# DIRECTION:
Repeat what the lines below say, word for word, and skip every image.

# STORED DATA:
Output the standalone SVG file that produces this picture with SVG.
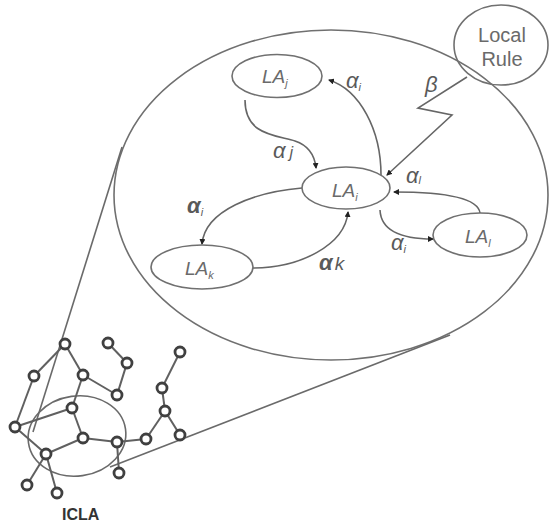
<svg xmlns="http://www.w3.org/2000/svg" width="549" height="526" viewBox="0 0 549 526">
<style>
.big{fill:none;stroke:#707070;stroke-width:1.6}
.node ellipse{fill:#fff;stroke:#707070;stroke-width:1.6}
#local-rule ellipse{fill:none}
.la{font-family:"Liberation Sans",Arial,sans-serif;font-style:italic;font-size:19px;fill:#6a6a6a}
.sub{font-size:11px}
.lbl{font-family:"Liberation Sans",Arial,sans-serif;font-style:italic;font-size:22px;fill:#5a5a5a}
.rule{font-family:"Liberation Sans",Arial,sans-serif;font-size:20px;fill:#6a6a6a}
.conn path{fill:none;stroke:#666;stroke-width:1.6}
.net line{stroke:#606060;stroke-width:2}
.net circle{fill:#fff;stroke:#404040;stroke-width:2.8}
.tan{stroke:#6a6a6a;stroke-width:1.6;fill:none}
</style>
<defs>
<marker id="ah" viewBox="0 0 6 6" refX="5" refY="3" markerWidth="6" markerHeight="6" markerUnits="userSpaceOnUse" orient="auto">
<path d="M0,0 L6,3 L0,6 z" fill="#222"/>
</marker>
</defs>
<rect width="549" height="526" fill="#fff"/>

<!-- zoom ellipse and tangents -->
<g id="zoom">
<ellipse class="big" cx="331" cy="195" rx="217" ry="165"/>
<line class="tan" x1="122" y1="147" x2="33" y2="432"/>
<line class="tan" x1="450" y1="335" x2="110" y2="467"/>
<ellipse class="tan" cx="77" cy="436" rx="49" ry="40" transform="rotate(-8 77 436)"/>
</g>

<!-- network -->
<g id="network" class="net">
<line x1="65" y1="344" x2="34" y2="376"/>
<line x1="34" y1="376" x2="15" y2="427"/>
<line x1="65" y1="344" x2="83" y2="375"/>
<line x1="83" y1="375" x2="117" y2="395"/>
<line x1="83" y1="375" x2="72" y2="408"/>
<line x1="108" y1="343" x2="127" y2="363"/>
<line x1="127" y1="363" x2="117" y2="395"/>
<line x1="180" y1="352" x2="162" y2="388"/>
<line x1="162" y1="388" x2="165" y2="411"/>
<line x1="165" y1="411" x2="180" y2="435"/>
<line x1="165" y1="411" x2="146" y2="439"/>
<line x1="146" y1="439" x2="117" y2="442"/>
<line x1="117" y1="442" x2="83" y2="438"/>
<line x1="117" y1="442" x2="119" y2="473"/>
<line x1="83" y1="438" x2="72" y2="408"/>
<line x1="83" y1="438" x2="46" y2="454"/>
<line x1="15" y1="427" x2="72" y2="408"/>
<line x1="15" y1="427" x2="46" y2="454"/>
<line x1="46" y1="454" x2="27" y2="485"/>
<line x1="46" y1="454" x2="57" y2="493"/>
<circle cx="65" cy="344" r="5"/>
<circle cx="108" cy="343" r="5"/>
<circle cx="127" cy="363" r="5"/>
<circle cx="34" cy="376" r="5"/>
<circle cx="83" cy="375" r="5"/>
<circle cx="117" cy="395" r="5"/>
<circle cx="180" cy="352" r="5"/>
<circle cx="162" cy="388" r="5"/>
<circle cx="165" cy="411" r="5"/>
<circle cx="180" cy="435" r="5"/>
<circle cx="72" cy="408" r="5"/>
<circle cx="15" cy="427" r="5"/>
<circle cx="83" cy="438" r="5"/>
<circle cx="117" cy="442" r="5"/>
<circle cx="146" cy="439" r="5"/>
<circle cx="46" cy="454" r="5"/>
<circle cx="119" cy="473" r="5"/>
<circle cx="27" cy="485" r="5"/>
<circle cx="57" cy="493" r="5"/>
</g>
<text x="62" y="520" font-family="Liberation Sans,Arial,sans-serif" font-weight="bold" font-size="16" fill="#333">ICLA</text>

<!-- connectors -->
<g id="connectors" class="conn">
<path d="M381,175 C381,130 360,90 329,80" marker-end="url(#ah)"/>
<path d="M245,100 C245,135 275,135 295,141 C310,146 315,158 316,168" marker-end="url(#ah)"/>
<path d="M302,188 C255,192 205,210 202,244" marker-end="url(#ah)"/>
<path d="M253,268 C300,268 345,245 348,212" marker-end="url(#ah)"/>
<path d="M480,213 C478,197 440,192 394,192" marker-end="url(#ah)"/>
<path d="M380,210 C381,232 405,239 433,239" marker-end="url(#ah)"/>
<path d="M467,77 L418,108 L452,115 L387,175" marker-end="url(#ah)"/>
</g>

<!-- connector labels -->
<g id="labels">
<text class="lbl" x="346" y="88">α<tspan class="sub" font-size="13" dy="3">i</tspan></text>
<text class="lbl" x="273" y="158">α<tspan dx="4" font-size="16">j</tspan></text>
<text class="lbl" x="187" y="213" font-weight="bold">α<tspan class="sub" font-size="13" dy="3" font-weight="normal">i</tspan></text>
<text class="lbl" x="319" y="270" font-weight="bold">α<tspan dx="2" font-size="19" font-weight="normal">k</tspan></text>
<text class="lbl" x="406" y="183">α<tspan class="sub" dy="1" font-size="14">l</tspan></text>
<text class="lbl" x="391" y="250">α<tspan class="sub" font-size="13" dy="3">i</tspan></text>
<text class="lbl" x="425" y="92" font-size="17">β</text>
</g>

<!-- nodes -->
<g id="local-rule" class="node">
<ellipse cx="501" cy="45" rx="47" ry="40"/>
<text class="rule" x="502" y="42" text-anchor="middle">Local</text>
<text class="rule" x="502" y="66" text-anchor="middle">Rule</text>
</g>
<g id="LAj" class="node">
<ellipse cx="277" cy="76" rx="45" ry="21.5"/>
<text class="la" x="262" y="83">LA<tspan class="sub" dy="4">j</tspan></text>
</g>
<g id="LAi" class="node">
<ellipse cx="346" cy="188" rx="44" ry="21"/>
<text class="la" x="332" y="197">LA<tspan class="sub" dy="4">i</tspan></text>
</g>
<g id="LAl" class="node">
<ellipse cx="480" cy="235" rx="47" ry="22"/>
<text class="la" x="465" y="243">LA<tspan class="sub" dy="4">l</tspan></text>
</g>
<g id="LAk" class="node">
<ellipse cx="202" cy="267" rx="51" ry="22"/>
<text class="la" x="185" y="275">LA<tspan class="sub" dy="4">k</tspan></text>
</g>
</svg>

# ANSWER BELOW:
Output the standalone SVG file that produces this picture with SVG.
<svg xmlns="http://www.w3.org/2000/svg" width="549" height="526" viewBox="0 0 549 526">
<style>
.big{fill:none;stroke:#707070;stroke-width:1.6}
.node ellipse{fill:#fff;stroke:#707070;stroke-width:1.6}
#local-rule ellipse{fill:none}
.la{font-family:"Liberation Sans",Arial,sans-serif;font-style:italic;font-size:19px;fill:#6a6a6a}
.sub{font-size:11px}
.lbl{font-family:"Liberation Sans",Arial,sans-serif;font-style:italic;font-size:22px;fill:#5a5a5a}
.rule{font-family:"Liberation Sans",Arial,sans-serif;font-size:20px;fill:#6a6a6a}
.conn path{fill:none;stroke:#666;stroke-width:1.6}
.net line{stroke:#606060;stroke-width:2}
.net circle{fill:#fff;stroke:#404040;stroke-width:2.8}
.tan{stroke:#6a6a6a;stroke-width:1.6;fill:none}
</style>
<defs>
<marker id="ah" viewBox="0 0 6 6" refX="5" refY="3" markerWidth="6" markerHeight="6" markerUnits="userSpaceOnUse" orient="auto">
<path d="M0,0 L6,3 L0,6 z" fill="#222"/>
</marker>
</defs>
<rect width="549" height="526" fill="#fff"/>

<!-- zoom ellipse and tangents -->
<g id="zoom">
<ellipse class="big" cx="331" cy="195" rx="217" ry="165"/>
<line class="tan" x1="122" y1="147" x2="33" y2="432"/>
<line class="tan" x1="450" y1="335" x2="110" y2="467"/>
<ellipse class="tan" cx="77" cy="436" rx="49" ry="40" transform="rotate(-8 77 436)"/>
</g>

<!-- network -->
<g id="network" class="net">
<line x1="65" y1="344" x2="34" y2="376"/>
<line x1="34" y1="376" x2="15" y2="427"/>
<line x1="65" y1="344" x2="83" y2="375"/>
<line x1="83" y1="375" x2="117" y2="395"/>
<line x1="83" y1="375" x2="72" y2="408"/>
<line x1="108" y1="343" x2="127" y2="363"/>
<line x1="127" y1="363" x2="117" y2="395"/>
<line x1="180" y1="352" x2="162" y2="388"/>
<line x1="162" y1="388" x2="165" y2="411"/>
<line x1="165" y1="411" x2="180" y2="435"/>
<line x1="165" y1="411" x2="146" y2="439"/>
<line x1="146" y1="439" x2="117" y2="442"/>
<line x1="117" y1="442" x2="83" y2="438"/>
<line x1="117" y1="442" x2="119" y2="473"/>
<line x1="83" y1="438" x2="72" y2="408"/>
<line x1="83" y1="438" x2="46" y2="454"/>
<line x1="15" y1="427" x2="72" y2="408"/>
<line x1="15" y1="427" x2="46" y2="454"/>
<line x1="46" y1="454" x2="27" y2="485"/>
<line x1="46" y1="454" x2="57" y2="493"/>
<circle cx="65" cy="344" r="5"/>
<circle cx="108" cy="343" r="5"/>
<circle cx="127" cy="363" r="5"/>
<circle cx="34" cy="376" r="5"/>
<circle cx="83" cy="375" r="5"/>
<circle cx="117" cy="395" r="5"/>
<circle cx="180" cy="352" r="5"/>
<circle cx="162" cy="388" r="5"/>
<circle cx="165" cy="411" r="5"/>
<circle cx="180" cy="435" r="5"/>
<circle cx="72" cy="408" r="5"/>
<circle cx="15" cy="427" r="5"/>
<circle cx="83" cy="438" r="5"/>
<circle cx="117" cy="442" r="5"/>
<circle cx="146" cy="439" r="5"/>
<circle cx="46" cy="454" r="5"/>
<circle cx="119" cy="473" r="5"/>
<circle cx="27" cy="485" r="5"/>
<circle cx="57" cy="493" r="5"/>
</g>
<text x="62" y="520" font-family="Liberation Sans,Arial,sans-serif" font-weight="bold" font-size="16" fill="#333">ICLA</text>

<!-- connectors -->
<g id="connectors" class="conn">
<path d="M381,175 C381,130 360,90 329,80" marker-end="url(#ah)"/>
<path d="M245,100 C245,135 275,135 295,141 C310,146 315,158 316,168" marker-end="url(#ah)"/>
<path d="M302,188 C255,192 205,210 202,244" marker-end="url(#ah)"/>
<path d="M253,268 C300,268 345,245 348,212" marker-end="url(#ah)"/>
<path d="M480,213 C478,197 440,192 394,192" marker-end="url(#ah)"/>
<path d="M380,210 C381,232 405,239 433,239" marker-end="url(#ah)"/>
<path d="M467,77 L418,108 L452,115 L387,175" marker-end="url(#ah)"/>
</g>

<!-- connector labels -->
<g id="labels">
<text class="lbl" x="346" y="88">α<tspan class="sub" font-size="13" dy="3">i</tspan></text>
<text class="lbl" x="273" y="158">α<tspan dx="4" font-size="16">j</tspan></text>
<text class="lbl" x="187" y="213" font-weight="bold">α<tspan class="sub" font-size="13" dy="3" font-weight="normal">i</tspan></text>
<text class="lbl" x="319" y="270" font-weight="bold">α<tspan dx="2" font-size="19" font-weight="normal">k</tspan></text>
<text class="lbl" x="406" y="183">α<tspan class="sub" dy="1" font-size="14">l</tspan></text>
<text class="lbl" x="391" y="250">α<tspan class="sub" font-size="13" dy="3">i</tspan></text>
<text class="lbl" x="425" y="92" font-size="17">β</text>
</g>

<!-- nodes -->
<g id="local-rule" class="node">
<ellipse cx="501" cy="45" rx="47" ry="40"/>
<text class="rule" x="502" y="42" text-anchor="middle">Local</text>
<text class="rule" x="502" y="66" text-anchor="middle">Rule</text>
</g>
<g id="LAj" class="node">
<ellipse cx="277" cy="76" rx="45" ry="21.5"/>
<text class="la" x="262" y="83">LA<tspan class="sub" dy="4">j</tspan></text>
</g>
<g id="LAi" class="node">
<ellipse cx="346" cy="188" rx="44" ry="21"/>
<text class="la" x="332" y="197">LA<tspan class="sub" dy="4">i</tspan></text>
</g>
<g id="LAl" class="node">
<ellipse cx="480" cy="235" rx="47" ry="22"/>
<text class="la" x="465" y="243">LA<tspan class="sub" dy="4">l</tspan></text>
</g>
<g id="LAk" class="node">
<ellipse cx="202" cy="267" rx="51" ry="22"/>
<text class="la" x="185" y="275">LA<tspan class="sub" dy="4">k</tspan></text>
</g>
</svg>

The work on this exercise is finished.